Entries with chart source code:
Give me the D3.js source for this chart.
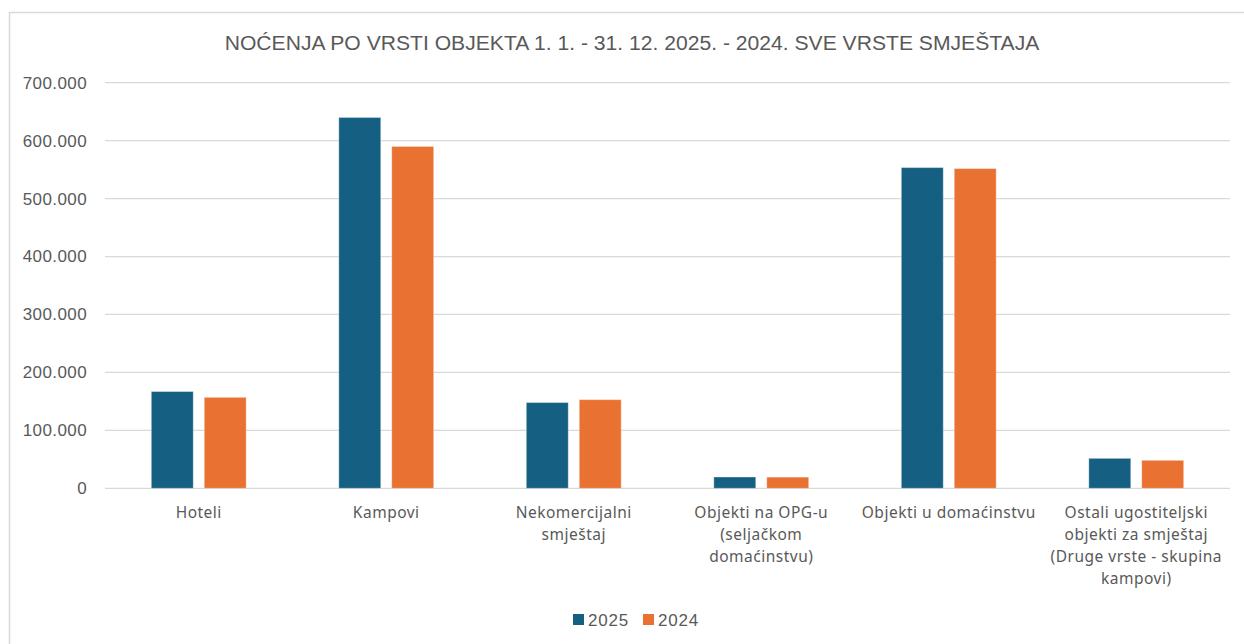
<!DOCTYPE html>
<html>
<head>
<meta charset="utf-8">
<script src="https://cdn.jsdelivr.net/npm/d3@7"></script>
<style>
  html, body { margin: 0; padding: 0; background: #fff; }
  svg { display: block; }
</style>
</head>
<body>
<svg id="chart" width="1244" height="644"></svg>
<script>
const categories = [
  ["Hoteli"],
  ["Kampovi"],
  ["Nekomercijalni", "smještaj"],
  ["Objekti na OPG-u", "(seljačkom", "domaćinstvu)"],
  ["Objekti u domaćinstvu"],
  ["Ostali ugostiteljski", "objekti za smještaj", "(Druge vrste - skupina", "kampovi)"]
];
const values2025 = [167000, 640000, 148000, 19500, 553500, 51700];
const values2024 = [157000, 590000, 153000, 19300, 551800, 48300];
const seriesNames = ["2025", "2024"];
const yTicks = [0, 100000, 200000, 300000, 400000, 500000, 600000, 700000];
const title = "NOĆENJA PO VRSTI OBJEKTA 1. 1. - 31. 12. 2025. - 2024. SVE VRSTE SMJEŠTAJA";

const colors = { "2025": "#156082", "2024": "#E97132" };
const textColor = "#595959";

const svg = d3.select("#chart");

// chart frame (runs off the right/bottom edge in the screenshot)
svg.append("rect")
  .attr("x", 9.5).attr("y", 12.5)
  .attr("width", 1260).attr("height", 660)
  .attr("fill", "none")
  .attr("stroke", "#d9d9d9")
  .attr("stroke-width", 1.5);

const margin = { left: 105, right: 1230, top: 82.7, bottom: 488.3 };

const x = d3.scaleBand()
  .domain(d3.range(categories.length))
  .range([margin.left, margin.right]);

const y = d3.scaleLinear()
  .domain([0, 700000])
  .range([margin.bottom, margin.top]);

const inner = d3.scaleBand()
  .domain(seriesNames)
  .range([0, x.bandwidth()])
  .paddingInner(0.2075)
  .paddingOuter(0.875);

// gridlines
svg.append("g")
  .selectAll("line")
  .data(yTicks)
  .join("line")
  .attr("x1", margin.left).attr("x2", margin.right)
  .attr("y1", d => y(d)).attr("y2", d => y(d))
  .attr("stroke", "#d9d9d9")
  .attr("stroke-width", 1.3);

// y axis labels
const fmt = d => d === 0 ? "0" : d3.format(",")(d).replace(/,/g, ".");
svg.append("g")
  .attr("transform", "translate(87,0)")
  .call(d3.axisLeft(y).tickValues(yTicks).tickFormat(fmt).tickSize(0).tickPadding(0))
  .call(g => g.select(".domain").remove())
  .call(g => g.selectAll("text")
    .attr("fill", textColor)
    .attr("font-family", "Liberation Sans, Arial, sans-serif")
    .attr("font-size", 17)
    .attr("letter-spacing", 0.4));

// bars
const rows = categories.map((c, i) => ({ i, vals: [
  { key: "2025", v: values2025[i] },
  { key: "2024", v: values2024[i] }
]}));

svg.append("g")
  .selectAll("g")
  .data(rows)
  .join("g")
  .attr("transform", d => `translate(${x(d.i)},0)`)
  .selectAll("rect")
  .data(d => d.vals)
  .join("rect")
  .attr("x", d => inner(d.key))
  .attr("width", inner.bandwidth())
  .attr("y", d => y(d.v))
  .attr("height", d => y(0) - y(d.v))
  .attr("fill", d => colors[d.key])
  .attr("stroke", "rgba(255,255,255,0.35)")
  .attr("stroke-width", 1);

// category labels
const catG = svg.append("g");
categories.forEach((lines, i) => {
  const t = catG.append("text")
    .attr("text-anchor", "middle")
    .attr("fill", textColor)
    .attr("font-family", "Noto Sans, Open Sans, sans-serif")
    .attr("font-size", 15.5)
    .attr("letter-spacing", 0.5);
  lines.forEach((ln, k) => {
    t.append("tspan")
      .attr("x", x(i) + x.bandwidth() / 2)
      .attr("y", 518 + k * 22)
      .text(ln);
  });
});

// title
const titleEl = svg.append("text")
  .attr("x", 632)
  .attr("y", 50)
  .attr("text-anchor", "middle")
  .attr("fill", textColor)
  .attr("font-family", "Liberation Sans Narrow, Arial Narrow, sans-serif")
  .attr("font-size", 21)
  .text(title);
// fit to the width seen in the reference
const tw = titleEl.node().getComputedTextLength();
titleEl.attr("font-size", 21 * 815 / tw);

// legend
const legend = svg.append("g").attr("transform", "translate(573,614)");
seriesNames.forEach((s, i) => {
  const g = legend.append("g").attr("transform", `translate(${i * 70},0)`);
  g.append("rect").attr("width", 11).attr("height", 11).attr("fill", colors[s]);
  g.append("text")
    .attr("x", 15).attr("y", 12)
    .attr("fill", textColor)
    .attr("font-family", "Liberation Sans, Arial, sans-serif")
    .attr("font-size", 17)
    .attr("letter-spacing", 0.8)
    .text(s);
});
</script>
</body>
</html>
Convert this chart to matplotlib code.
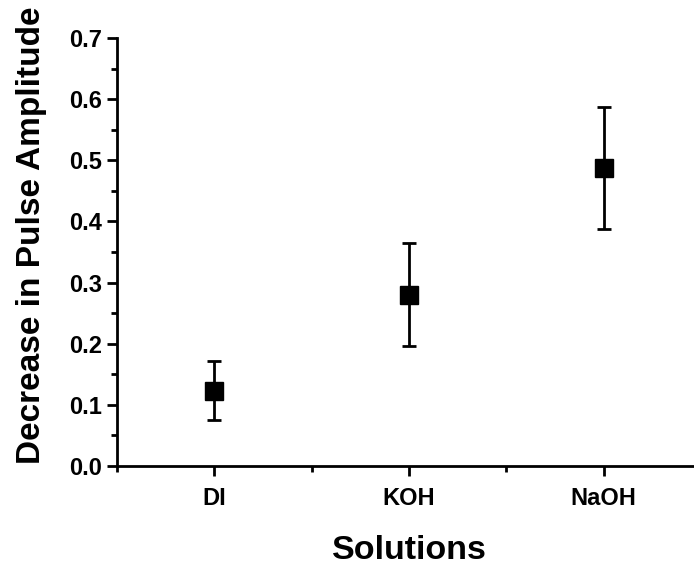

» Objective
Restate the listing above word for word, and skip the pictures.

» Task result
Give me the D3.js source for this chart.
<!DOCTYPE html>
<html>
<head>
<meta charset="utf-8">
<script src="https://cdn.jsdelivr.net/npm/d3@7"></script>
<style>
  html, body { margin: 0; padding: 0; background: #fff; }
  svg { display: block; }
</style>
</head>
<body>
<svg id="chart" width="1244" height="644"></svg>
<script>
const categories = [
  ["Hoteli"],
  ["Kampovi"],
  ["Nekomercijalni", "smještaj"],
  ["Objekti na OPG-u", "(seljačkom", "domaćinstvu)"],
  ["Objekti u domaćinstvu"],
  ["Ostali ugostiteljski", "objekti za smještaj", "(Druge vrste - skupina", "kampovi)"]
];
const values2025 = [167000, 640000, 148000, 19500, 553500, 51700];
const values2024 = [157000, 590000, 153000, 19300, 551800, 48300];
const seriesNames = ["2025", "2024"];
const yTicks = [0, 100000, 200000, 300000, 400000, 500000, 600000, 700000];
const title = "NOĆENJA PO VRSTI OBJEKTA 1. 1. - 31. 12. 2025. - 2024. SVE VRSTE SMJEŠTAJA";

const colors = { "2025": "#156082", "2024": "#E97132" };
const textColor = "#595959";

const svg = d3.select("#chart");

// chart frame (runs off the right/bottom edge in the screenshot)
svg.append("rect")
  .attr("x", 9.5).attr("y", 12.5)
  .attr("width", 1260).attr("height", 660)
  .attr("fill", "none")
  .attr("stroke", "#d9d9d9")
  .attr("stroke-width", 1.5);

const margin = { left: 105, right: 1230, top: 82.7, bottom: 488.3 };

const x = d3.scaleBand()
  .domain(d3.range(categories.length))
  .range([margin.left, margin.right]);

const y = d3.scaleLinear()
  .domain([0, 700000])
  .range([margin.bottom, margin.top]);

const inner = d3.scaleBand()
  .domain(seriesNames)
  .range([0, x.bandwidth()])
  .paddingInner(0.2075)
  .paddingOuter(0.875);

// gridlines
svg.append("g")
  .selectAll("line")
  .data(yTicks)
  .join("line")
  .attr("x1", margin.left).attr("x2", margin.right)
  .attr("y1", d => y(d)).attr("y2", d => y(d))
  .attr("stroke", "#d9d9d9")
  .attr("stroke-width", 1.3);

// y axis labels
const fmt = d => d === 0 ? "0" : d3.format(",")(d).replace(/,/g, ".");
svg.append("g")
  .attr("transform", "translate(87,0)")
  .call(d3.axisLeft(y).tickValues(yTicks).tickFormat(fmt).tickSize(0).tickPadding(0))
  .call(g => g.select(".domain").remove())
  .call(g => g.selectAll("text")
    .attr("fill", textColor)
    .attr("font-family", "Liberation Sans, Arial, sans-serif")
    .attr("font-size", 17)
    .attr("letter-spacing", 0.4));

// bars
const rows = categories.map((c, i) => ({ i, vals: [
  { key: "2025", v: values2025[i] },
  { key: "2024", v: values2024[i] }
]}));

svg.append("g")
  .selectAll("g")
  .data(rows)
  .join("g")
  .attr("transform", d => `translate(${x(d.i)},0)`)
  .selectAll("rect")
  .data(d => d.vals)
  .join("rect")
  .attr("x", d => inner(d.key))
  .attr("width", inner.bandwidth())
  .attr("y", d => y(d.v))
  .attr("height", d => y(0) - y(d.v))
  .attr("fill", d => colors[d.key])
  .attr("stroke", "rgba(255,255,255,0.35)")
  .attr("stroke-width", 1);

// category labels
const catG = svg.append("g");
categories.forEach((lines, i) => {
  const t = catG.append("text")
    .attr("text-anchor", "middle")
    .attr("fill", textColor)
    .attr("font-family", "Noto Sans, Open Sans, sans-serif")
    .attr("font-size", 15.5)
    .attr("letter-spacing", 0.5);
  lines.forEach((ln, k) => {
    t.append("tspan")
      .attr("x", x(i) + x.bandwidth() / 2)
      .attr("y", 518 + k * 22)
      .text(ln);
  });
});

// title
const titleEl = svg.append("text")
  .attr("x", 632)
  .attr("y", 50)
  .attr("text-anchor", "middle")
  .attr("fill", textColor)
  .attr("font-family", "Liberation Sans Narrow, Arial Narrow, sans-serif")
  .attr("font-size", 21)
  .text(title);
// fit to the width seen in the reference
const tw = titleEl.node().getComputedTextLength();
titleEl.attr("font-size", 21 * 815 / tw);

// legend
const legend = svg.append("g").attr("transform", "translate(573,614)");
seriesNames.forEach((s, i) => {
  const g = legend.append("g").attr("transform", `translate(${i * 70},0)`);
  g.append("rect").attr("width", 11).attr("height", 11).attr("fill", colors[s]);
  g.append("text")
    .attr("x", 15).attr("y", 12)
    .attr("fill", textColor)
    .attr("font-family", "Liberation Sans, Arial, sans-serif")
    .attr("font-size", 17)
    .attr("letter-spacing", 0.8)
    .text(s);
});
</script>
</body>
</html>
Convert this chart to matplotlib code.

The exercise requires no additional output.